姚知意顿了下,轻轻颔首:“不知道能不能顺当。”
他的担心也不是没有道理,对面毕竟是一群闹起来绝对会红眼的亡命之徒。聂峋不是很会安慰人,只能耿直道:“别想太多,大不了我替你扛刀子嘛。”
姚知意有点想笑,又实在笑不出来,只是睨他一眼:“别说傻话。”
悲催的是,聂峋小朋友的乌鸦嘴又一次应验了。
彼时任务已经结束,他跟几个负伤的队友在医院里处理伤口,姚知却看一眼他手臂上的口子,面不改色拿起消过毒的针线准备缝合:“对面下手挺狠啊。”
这小孩怎么跟头一回见的时候不一样了呢,这么板着脸,倒更像他哥了。聂峋胡思乱想着,眼前蓦地出现了一个熟悉的身影:“他伤的要不要紧?”
“没伤着筋骨已经是万幸了。”姚知却手上动作没停,也没看他哥一眼,“不过,我看着他们几个伤得都不重。”
“你少说两句吧,他是替我挨了这一下。”姚知意说完,姚知却微有错愕地抬头看他一眼,而后陷入了沉默。
聂峋轻咳一声,打破尴尬:“那个,你不用处理正事么。”
“跟老大说了情况,他让我过来看一眼。”姚知意还能回想起当时的情形,那把开了刃的猎刀冲着自己而来的时候,聂峋是如何干脆利落地替他扛下,历历在目,却也犹似梦中。
最后一针已经缝合,姚知却给聂峋包着伤口,自顾自道:“什么情分啊值得你替我哥挨这么一下,他又不是多会感恩戴德的。”
“那不是情况紧急所以没多想吗。”聂峋说的是大实话,他当时完全是下意识的反应,哪里还想的了别的。
“所以你真没考虑过?”姚知却问他。
他不明就里:“考虑过什么?”
姚知却语气平常:“当我嫂子呗。”
“想什么呢。”聂峋忍不住呛他一句,“不可能的事儿。”
“就是。”姚知意在一旁帮腔。
姚知却颇为无奈地看他俩一眼:“我就随口一说,至于合起伙来怼我么。”
***
聂峋伤口已经处理的差不多,姚知却摘了手套正要松一口气,突然看见走廊尽头的电梯停在这一层,而后门开了,走出一个穿着白大褂捂着口罩的女人。

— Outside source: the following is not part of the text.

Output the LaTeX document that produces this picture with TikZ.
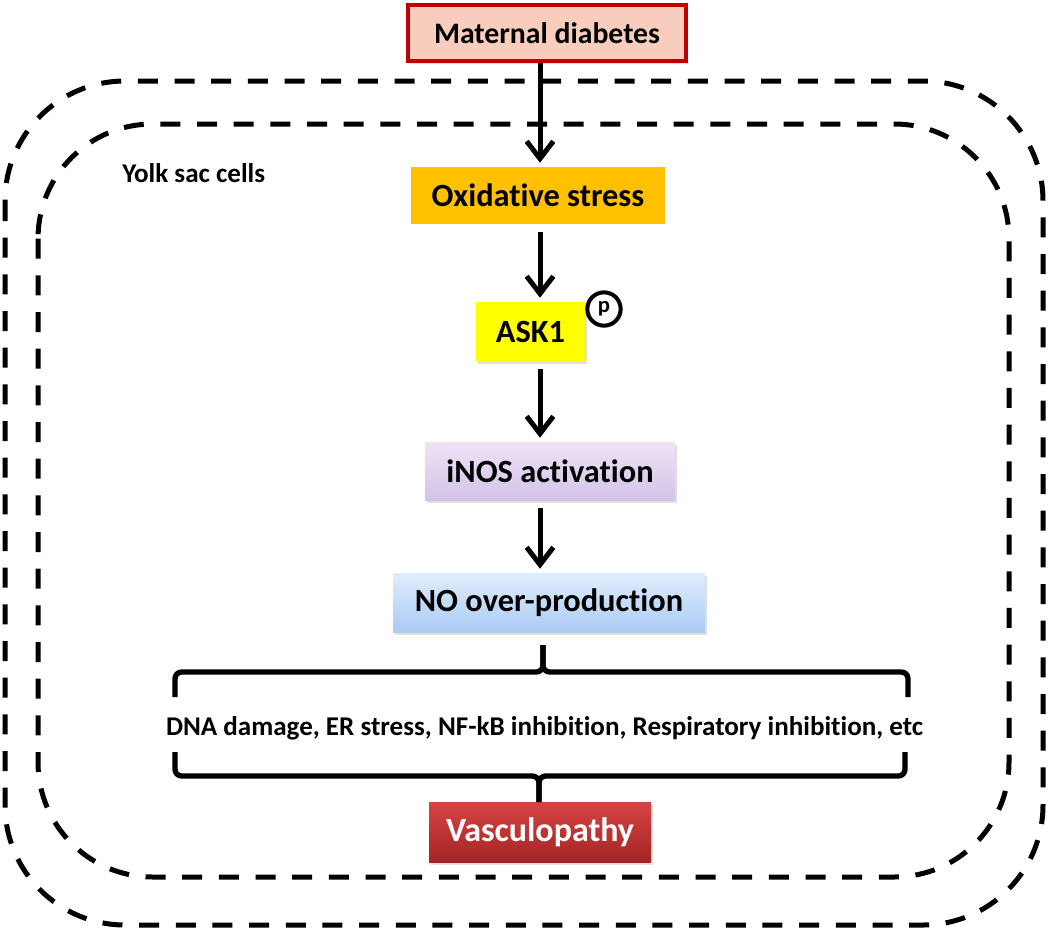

隔得有些远,所以姚知却看不清楚她面容,只觉得很陌生,不由心生警惕,迎面走了过去。
奇怪的是,她却没有往这边走,而是拐进了楼梯间。
姚知却猛然反应过来,疾步上前,堪堪扯住她衣袖:“你是什么人?”
她不意被人发现,却很快平静,冷冰冰的眼瞳试图弯出一点笑意:“是我,姚医生。”